Yesterday the National Geographic Society presented Alexander Graham Bell Medals to two men who have had a lasting and undeniable impact on the field of geography. The honorees were Dr. Roger Tomlinson, who has been called “the father of geographic information systems (GIS),” and Jack Dangermond, a pioneer in the area of spatial analysis methods.
The prestigious awards are named after for the famous inventor who also served as the second president of the National Geographic Society. The medals are given for “extraordinary achievement in geographic research” and have only been awarded once before. Back in 1980, explorers Bradford and Barbara Washburn won the medal for their outstanding contributions in the fields of geography and cartography.
Tomlinson was recognized for his early, and ground breaking, use of geographic information systems that has changed the very study of the subject. He began is research back in the 1960’s when he applied it to the Canada Land Inventory. Since that time, he has become the leading authority on the changing patter of land use and its impact on the environment. Cities and countries from around the globe consult with him on a regular basis on how to manage urban development and the use of their natural resources.

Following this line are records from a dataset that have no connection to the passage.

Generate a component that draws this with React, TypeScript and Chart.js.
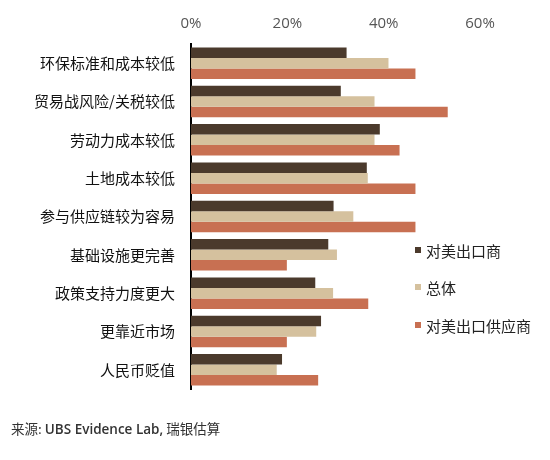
import React, { useEffect, useRef } from 'react';
import { Chart, registerables } from 'chart.js';

Chart.register(...registerables);

const categories = [
  '环保标准和成本较低',
  '贸易战风险/关税较低',
  '劳动力成本较低',
  '土地成本较低',
  '参与供应链较为容易',
  '基础设施更完善',
  '政策支持力度更大',
  '更靠近市场',
  '人民币贬值',
];

const seriesNames = ['对美出口商', '总体', '对美出口供应商'];
const seriesColors = ['#4b3a2c', '#d5c19e', '#c87052'];

const exporters = [32.3, 31.1, 39.2, 36.5, 29.6, 28.5, 25.8, 27.0, 18.9];
const overall = [41.0, 38.1, 38.1, 36.7, 33.7, 30.3, 29.5, 26.0, 17.8];
const suppliers = [46.6, 53.3, 43.3, 46.6, 46.6, 19.9, 36.8, 19.9, 26.4];

const CJK = '"Noto Sans CJK SC", "Noto Sans", sans-serif';

const App: React.FC = () => {
  const chartRef = useRef<HTMLCanvasElement>(null);

  useEffect(() => {
    if (!chartRef.current) return;
    const chart = new Chart(chartRef.current, {
      type: 'bar',
      data: {
        labels: categories,
        datasets: [exporters, overall, suppliers].map((values, i) => ({
          label: seriesNames[i],
          data: values,
          backgroundColor: seriesColors[i],
          borderWidth: 0,
          categoryPercentage: 0.82,
          barPercentage: 1,
        })),
      },
      options: {
        indexAxis: 'y',
        animation: false,
        responsive: false,
        devicePixelRatio: 1,
        layout: { padding: { top: 0, right: 70, bottom: 71, left: 0 } },
        plugins: {
          legend: { display: false },
          tooltip: { enabled: false },
        },
        scales: {
          x: {
            position: 'top',
            min: 0,
            max: 60,
            ticks: {
              stepSize: 20,
              padding: 3,
              color: '#555',
              font: { family: '"Open Sans", sans-serif', size: 15 },
              callback: (v) => v + '%',
            },
            grid: { display: false },
            border: { display: false },
            afterFit: (scale) => {
              scale.height = 44;
            },
          },
          y: {
            ticks: {
              padding: 8,
              color: '#111',
              font: { family: CJK, size: 15 },
            },
            grid: { display: false },
            border: { display: true, color: '#000', width: 2 },
            afterFit: (scale) => {
              scale.width = 191;
            },
          },
        },
      },
    });
    return () => chart.destroy();
  }, []);

  return (
    <div style={{ position: 'absolute', left: 0, top: 0, width: 550, height: 460, background: '#fff' }}>
      <canvas ref={chartRef} width={550} height={460} style={{ width: 550, height: 460 }} />
      {seriesNames.map((name, i) => (
        <div
          key={name}
          style={{
            position: 'absolute',
            left: 415,
            top: [250, 287, 325][i] - 11,
            height: 22,
            display: 'flex',
            alignItems: 'center',
            fontFamily: CJK,
            fontSize: 15,
            color: '#222',
            whiteSpace: 'nowrap',
          }}
        >
          <span style={{ width: 6, height: 6, background: seriesColors[i], marginRight: 5 }} />
          {name}
        </div>
      ))}
      <div
        style={{
          position: 'absolute',
          left: 11,
          top: 418,
          fontFamily: CJK,
          fontSize: 13.5,
          color: '#333',
          whiteSpace: 'nowrap',
          lineHeight: '20px',
        }}
      >
        来源:{' '}
        <span style={{ fontFamily: '"Open Sans", sans-serif', fontWeight: 600 }}>UBS Evidence Lab,</span> 瑞银估算
      </div>
    </div>
  );
};

export default App;
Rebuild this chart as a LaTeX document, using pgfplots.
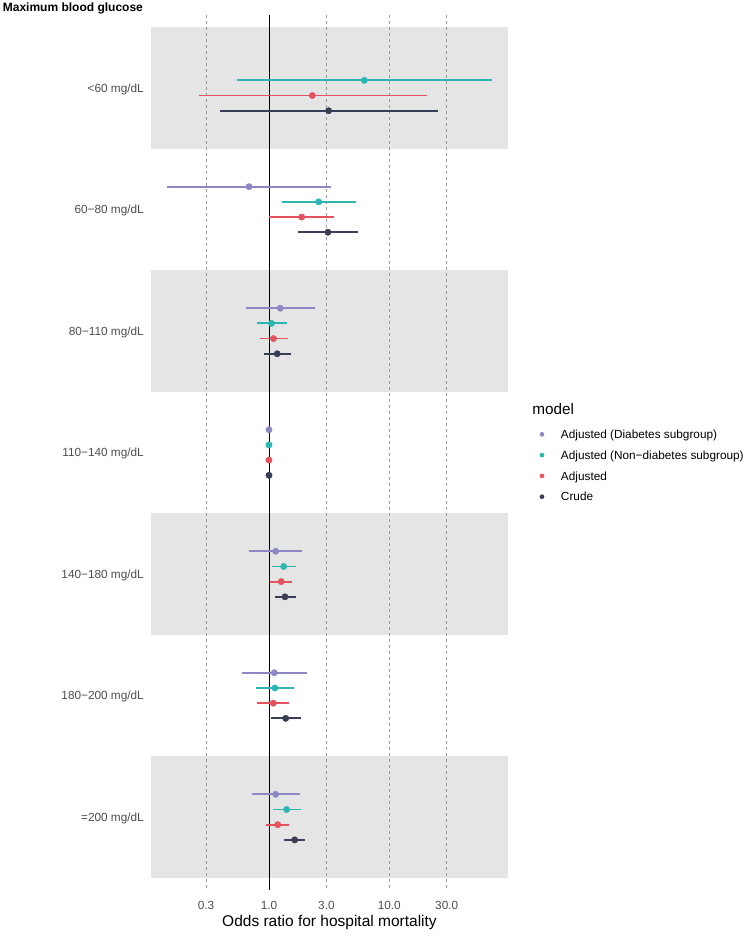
\documentclass[border=0pt]{standalone}
\usepackage{pgfplots}
\pgfplotsset{compat=1.18}
\usepackage{fontspec}
\setmainfont{Liberation Sans}
\definecolor{cpur}{HTML}{8C88C4}
\definecolor{ctea}{HTML}{2BB6B1}
\definecolor{cred}{HTML}{E4535D}
\definecolor{cdrk}{HTML}{393E56}
\definecolor{band}{HTML}{E5E5E5}
\definecolor{gridc}{HTML}{9A9A9A}
\definecolor{tickc}{HTML}{4D4D4D}
\begin{document}
\begin{tikzpicture}
\useasboundingbox (-151pt,-50pt) rectangle (599pt,890pt);
\begin{axis}[
  scale only axis, width=357pt, height=875pt,
  xmode=log, xmin=0.1045, xmax=96.99,
  ymin=-0.6, ymax=6.6, y dir=reverse,
  axis line style={draw=none}, major tick length=0pt, minor tick num=0,
  xtick={0.3,1,3,10,30}, xticklabels={0.3,1.0,3.0,10.0,30.0},
  ytick={0,1,2,3,4,5,6},
  yticklabels={<60 mg/dL,60−80 mg/dL,80−110 mg/dL,110−140 mg/dL,140−180 mg/dL,180−200 mg/dL,=200 mg/dL},
  tick label style={font=\fontsize{11.8}{13}\selectfont, text=tickc, inner sep=0pt},
  xticklabel style={anchor=base, yshift=-19.5pt},
  yticklabel style={anchor=base east, xshift=-7pt, yshift=-4.3pt},
  clip=false,
  unbounded coords=jump,
  legend cell align=left,
  legend style={at={(rel axis cs:1.0672,0.5256)}, anchor=north west, draw=none, fill=none,
    inner sep=0pt, outer sep=0pt, row sep=12.35pt, column sep=0pt,
    font=\fontsize{11.8}{14}\selectfont,
    nodes={inner sep=0pt, text height=8.45pt, text depth=0pt}},
  legend image code/.code={\path[draw=none, fill=none] (0pt,-4pt) rectangle (29pt,4pt); \draw[mark size=2.1pt] plot coordinates {(10pt,0pt)};},
]
% shaded bands
\addplot[forget plot, fill=band, draw=none] coordinates {(0.1045,-0.5)(96.99,-0.5)(96.99,0.5)(0.1045,0.5)} -- cycle;
\addplot[forget plot, fill=band, draw=none] coordinates {(0.1045,1.5)(96.99,1.5)(96.99,2.5)(0.1045,2.5)} -- cycle;
\addplot[forget plot, fill=band, draw=none] coordinates {(0.1045,3.5)(96.99,3.5)(96.99,4.5)(0.1045,4.5)} -- cycle;
\addplot[forget plot, fill=band, draw=none] coordinates {(0.1045,5.5)(96.99,5.5)(96.99,6.5)(0.1045,6.5)} -- cycle;
% grid lines
\addplot[forget plot, gridc, line width=0.6pt, dash pattern=on 3pt off 3pt] coordinates {(0.3,-0.6)(0.3,6.6)};
\addplot[forget plot, gridc, line width=0.6pt, dash pattern=on 3pt off 3pt] coordinates {(3,-0.6)(3,6.6)};
\addplot[forget plot, gridc, line width=0.6pt, dash pattern=on 3pt off 3pt] coordinates {(10,-0.6)(10,6.6)};
\addplot[forget plot, gridc, line width=0.6pt, dash pattern=on 3pt off 3pt] coordinates {(30,-0.6)(30,6.6)};
% reference line
\addplot[forget plot, black, line width=0.9pt] coordinates {(1,-0.6)(1,6.6)};
% intervals
\addplot[forget plot, cpur, line width=1.8pt] coordinates {
 (0.143,0.8125)(3.28,0.8125)(nan,nan)
 (0.64,1.8125)(2.43,1.8125)(nan,nan)
 (0.686,3.8125)(1.88,3.8125)(nan,nan)
 (0.597,4.8125)(2.06,4.8125)(nan,nan)
 (0.722,5.8125)(1.80,5.8125)};
\addplot[forget plot, ctea, line width=1.8pt] coordinates {
 (0.542,-0.0625)(71,-0.0625)(nan,nan)
 (1.275,0.9375)(5.26,0.9375)(nan,nan)
 (0.795,1.9375)(1.41,1.9375)(nan,nan)
 (1.059,3.9375)(1.667,3.9375)(nan,nan)
 (0.78,4.9375)(1.605,4.9375)(nan,nan)
 (1.086,5.9375)(1.834,5.9375)};
\addplot[forget plot, cred, line width=1.8pt] coordinates {
 (0.26,0.0625)(20.5,0.0625)(nan,nan)
 (1.0,1.0625)(3.49,1.0625)(nan,nan)
 (0.84,2.0625)(1.43,2.0625)(nan,nan)
 (1.02,4.0625)(1.553,4.0625)(nan,nan)
 (0.80,5.0625)(1.466,5.0625)(nan,nan)
 (0.95,6.0625)(1.458,6.0625)};
\addplot[forget plot, cdrk, line width=1.8pt] coordinates {
 (0.389,0.1875)(25.3,0.1875)(nan,nan)
 (1.75,1.1875)(5.52,1.1875)(nan,nan)
 (0.914,2.1875)(1.51,2.1875)(nan,nan)
 (1.12,4.1875)(1.667,4.1875)(nan,nan)
 (1.033,5.1875)(1.834,5.1875)(nan,nan)
 (1.332,6.1875)(2.0,6.1875)};
% points
\addplot[only marks, mark=*, mark size=3.2pt, cpur] coordinates {
 (0.682,0.8125)(1.24,1.8125)(1.0,2.8125)(1.136,3.8125)(1.107,4.8125)(1.136,5.8125)};
\addlegendentry{Adjusted (Diabetes subgroup)}
\addplot[only marks, mark=*, mark size=3.2pt, ctea] coordinates {
 (6.2,-0.0625)(2.59,0.9375)(1.05,1.9375)(1.0,2.9375)(1.325,3.9375)(1.12,4.9375)(1.403,5.9375)};
\addlegendentry{Adjusted (Non−diabetes subgroup)}
\addplot[only marks, mark=*, mark size=3.2pt, cred] coordinates {
 (2.29,0.0625)(1.87,1.0625)(1.09,2.0625)(1.0,3.0625)(1.265,4.0625)(1.086,5.0625)(1.181,6.0625)};
\addlegendentry{Adjusted}
\addplot[only marks, mark=*, mark size=3.2pt, cdrk] coordinates {
 (3.13,0.1875)(3.09,1.1875)(1.17,2.1875)(1.0,3.1875)(1.358,4.1875)(1.376,5.1875)(1.635,6.1875)};
\addlegendentry{Crude}
% texts
\node[anchor=base west, inner sep=0pt, font=\fontsize{15.3}{18}\selectfont] at (rel axis cs:1.068,0.5431) {model};
\node[anchor=base west, inner sep=0pt, font=\bfseries\fontsize{12}{14}\selectfont] at (rel axis cs:-0.4154,1.00457) {Maximum blood glucose};
\node[anchor=base, inner sep=0pt, font=\fontsize{15.5}{18}\selectfont] at (rel axis cs:0.5,-0.04114) {Odds ratio for hospital mortality};
\end{axis}
\end{tikzpicture}
\end{document}
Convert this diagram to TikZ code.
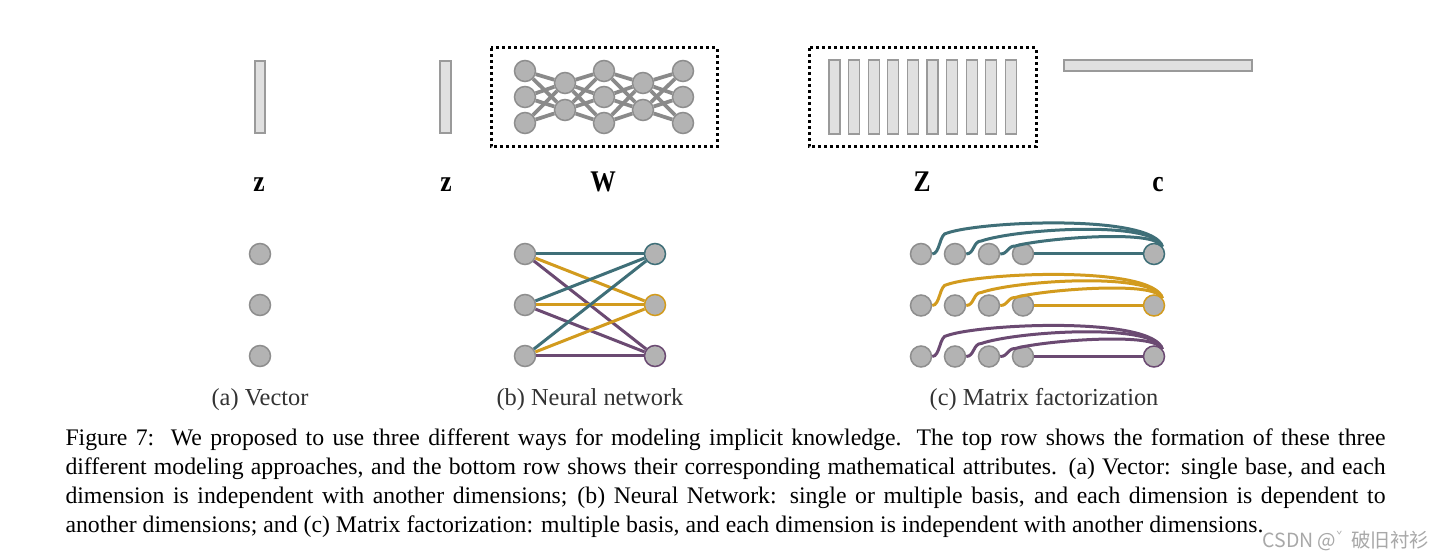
\documentclass[tikz,border=0pt]{standalone}
\usepackage{fontspec}
\setmainfont{Liberation Serif}
\newfontfamily\cjk{Noto Sans CJK SC}
\usetikzlibrary{calc}
\definecolor{myteal}{HTML}{3F6F78}
\definecolor{mygold}{HTML}{D29B1E}
\definecolor{mypurple}{HTML}{6B4A72}
\definecolor{nodegray}{HTML}{B3B3B3}
\definecolor{nodeedge}{HTML}{8E8E8E}
\definecolor{barfill}{HTML}{E0E0E0}
\definecolor{baredge}{HTML}{9A9A9A}
\definecolor{nngray}{HTML}{8A8A8A}
\definecolor{subcap}{HTML}{333333}
\definecolor{wmark}{HTML}{A8A8A8}
\tikzset{
  neuron/.style={circle, fill=nodegray, draw=nodeedge, line width=0.6pt, minimum size=8.4pt, inner sep=0pt},
  barbox/.style={draw=baredge, fill=barfill, line width=0.5pt},
  dotbox/.style={draw=black, line width=1.2pt, dash pattern=on 1.2pt off 1.2pt},
  nnline/.style={draw=nngray, line width=1.5pt},
  link/.style={line width=1.2pt},
  symlab/.style={anchor=base, inner sep=0pt, font=\fontsize{12}{12}\selectfont\bfseries},
  subcaption/.style={anchor=base, inner sep=0pt, text=subcap, font=\fontsize{9.75}{11}\selectfont},
}
\begin{document}
\begin{tikzpicture}[x=0.4pt,y=-0.4pt]
\useasboundingbox[fill=white] (0,0) rectangle (1448,557);

% ---------- top row ----------
\draw[barbox] (255,61) rectangle (265,133);
\draw[barbox] (440,61) rectangle (451,133);
\draw[dotbox] (491,48) rectangle (717,147);
\draw[dotbox] (809,48) rectangle (1036,147);
\foreach \k in {0,...,9} {
  \draw[barbox] ({829+19.6*\k},60) rectangle ({840+19.6*\k},134);
}
\draw[barbox] (1064,60) rectangle (1252,71);

% neural network in box
\foreach \y [count=\i] in {71,97,123} {
  \node[neuron] (pa\i) at (525,\y) {};
  \node[neuron] (pc\i) at (604,\y) {};
  \node[neuron] (pe\i) at (683,\y) {};
}
\foreach \y [count=\i] in {83,110} {
  \node[neuron] (pb\i) at (565,\y) {};
  \node[neuron] (pd\i) at (643,\y) {};
}
\foreach \i in {1,2,3} {
  \foreach \j in {1,2} {
    \draw[nnline] (pa\i) -- (pb\j);
    \draw[nnline] (pb\j) -- (pc\i);
    \draw[nnline] (pc\i) -- (pd\j);
    \draw[nnline] (pd\j) -- (pe\i);
  }
}

% symbols
\node[symlab] (lz1) at (259,192) {\scalebox{0.85}[1]{z}};
\node[symlab] (lz2) at (446,192) {\scalebox{0.85}[1]{z}};
\node[symlab] (lW) at (603,192) {\scalebox{0.85}[1]{W}};
\node[symlab] (lZ) at (922,192) {\scalebox{0.85}[1]{Z}};
\node[symlab] (lc) at (1158,192) {\scalebox{0.85}[1]{c}};

% ---------- bottom row ----------
% (a)
\foreach \y [count=\i] in {254,305,356} {
  \node[neuron] (a\i) at (260,\y) {};
}
% (b)
\foreach \y [count=\i] in {254,305,356} {
  \node[neuron] (l\i) at (525,\y) {};
}
\node[neuron, draw=myteal] (r1) at (655,254) {};
\node[neuron, draw=mygold] (r2) at (655,305) {};
\node[neuron, draw=mypurple] (r3) at (655,356) {};
\foreach \i in {1,2,3} {
  \draw[link, mypurple] (l\i) -- (r3);
  \draw[link, mygold] (l\i) -- (r2);
  \draw[link, myteal] (l\i) -- (r1);
}
% (c)
\foreach \y/\col [count=\r] in {254/myteal, 305.5/mygold, 356.5/mypurple} {
  \foreach \x [count=\k] in {921,955,989,1023} {
    \node[neuron] (c\r\k) at (\x,\y) {};
  }
  \node[neuron, draw=\col] (cr\r) at (1154,\y) {};
  \draw[link, \col] (c\r4) -- (cr\r);
  \draw[link, \col] (c\r1.east) .. controls +(8,0) and +(-8,0) .. ++(15,-21)
        .. controls +(35,-12) and +(-10,-33) .. (cr\r.40);
  \draw[link, \col] (c\r2.east) .. controls +(8,0) and +(-8,0) .. ++(15,-13)
        .. controls +(35,-12) and +(-10,-25) .. (cr\r.50);
  \draw[link, \col] (c\r3.east) .. controls +(8,0) and +(-8,0) .. ++(15,-8)
        .. controls +(30,-8) and +(-10,-14) .. (cr\r.60);
}

% sub captions
\node[subcaption] (sa) at (260,406) {(a) Vector};
\node[subcaption] (sb) at (590,406) {(b) Neural network};
\node[subcaption] (sc) at (1044,406) {(c) Matrix factorization};

% caption
\node[anchor=base west, inner sep=0pt] (cap) at (65,446) {\parbox[t]{528pt}{\fontsize{9.5}{11.5}\selectfont
Figure 7:\ \ We proposed to use three different ways for modeling implicit knowledge. The top row shows the formation of these three\linebreak
different modeling approaches, and the bottom row shows their corresponding mathematical attributes. (a) Vector: single base, and each\linebreak
dimension is independent with another dimensions; (b) Neural Network: single or multiple basis, and each dimension is dependent to\linebreak
another dimensions; and (c) Matrix factorization: multiple basis, and each dimension is independent with another dimensions.}};

% watermark
\node[anchor=base west, inner sep=0pt, text=wmark, font=\cjk\fontsize{7.8}{8}\selectfont] (wm) at (1262,548) {CSDN @\raisebox{0.45em}{\fontsize{4}{4}\selectfont ˇ}\ \ 破旧衬衫};
\end{tikzpicture}
\end{document}
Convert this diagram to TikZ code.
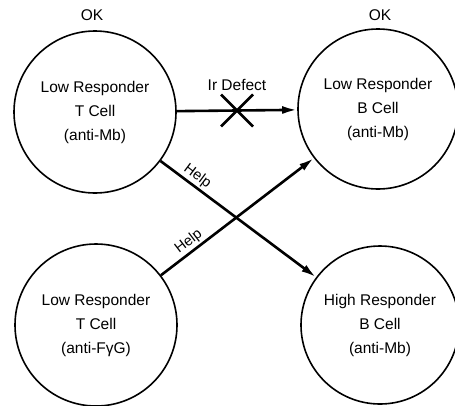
\documentclass[tikz,border=0pt]{standalone}
\usepackage{fontspec}
\setmainfont{Liberation Sans}
\usetikzlibrary{arrows.meta}
\begin{document}
\begin{tikzpicture}[x=1pt,y=-1pt,
  cell/.style={draw, circle, line width=1.6pt, inner sep=0pt, minimum size=#1},
  cell/.default=162pt,
  ctext/.style={align=center, inner sep=1pt, font=\fontsize{15.5}{24}\selectfont},
  lbl/.style={font=\fontsize{15.5}{18}\selectfont, inner sep=1pt},
  hlp/.style={font=\fontsize{14.5}{16}\selectfont, sloped, above, inner sep=1.5pt},
  conn/.style={line width=2.6pt, -{Latex[length=15pt,width=8pt]}},
  xmark/.style={line width=2.6pt}]
\useasboundingbox (0,0) rectangle (455,405);
\node[cell] (tl) at (95,112) {};
\node[cell=160pt] (tr) at (378,109) {};
\node[cell] (bl) at (96,325) {};
\node[cell=158pt] (br) at (380,325) {};
\node[ctext] (tlt) at (tl) {Low Responder\\T Cell\\(anti-Mb)};
\node[ctext] (trt) at (tr) {Low Responder\\B Cell\\(anti-Mb)};
\node[ctext] (blt) at (bl) {Low Responder\\T Cell\\(anti-F\char"03B3 G)};
\node[ctext] (brt) at (br) {High Responder\\B Cell\\(anti-Mb)};
\node[lbl] (ok1) at (92,15) {OK};
\node[lbl] (ok2) at (380,15) {OK};
\draw[conn] (tl) -- coordinate[pos=0.5] (xc) (tr);
\node[lbl] (ird) at (237,85) {Ir Defect};
\draw[xmark] ([shift={(-16,-16)}]xc) -- ([shift={(16,16)}]xc);
\draw[xmark] ([shift={(16,-16)}]xc) -- ([shift={(-16,16)}]xc);
\draw[conn] (tl) -- node[hlp, pos=0.2] (h1) {Help} (br);
\draw[conn] (bl) -- node[hlp, pos=0.22] (h2) {Help} (tr);
\end{tikzpicture}
\end{document}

Dangermond has been at the forefront of promoting GIS and applying its use, for more than four decades. He has written numerous scholarly papers on the subject, given presentations on its application, and consulted with others on its use. He is also the founder of the Environmental Systems Research Institute (ESRI), which has developed important software for use in GIS. ESRI has an install base of more 300,000 users, that includes businesses, governments, universities, and NGO’s the world over.
The Alexander Graham Bell Medals were awarded by Bell’s great-grandson, National Geographic Society Chairman Gilbert M. Grosvenor, who had this to say about the recipients: “Roger and Jack have dedicated their lives to advancing the science of GIS, transforming the field of geography and bringing the use of geographic information to virtually every field of human endeavor and every corner of the globe,”
Congrats to both Tomlinson and Dangermond for winning this award. Considering it has been 30 years since the last time Nat. Geo. handed them out, I’d say they are well deserved.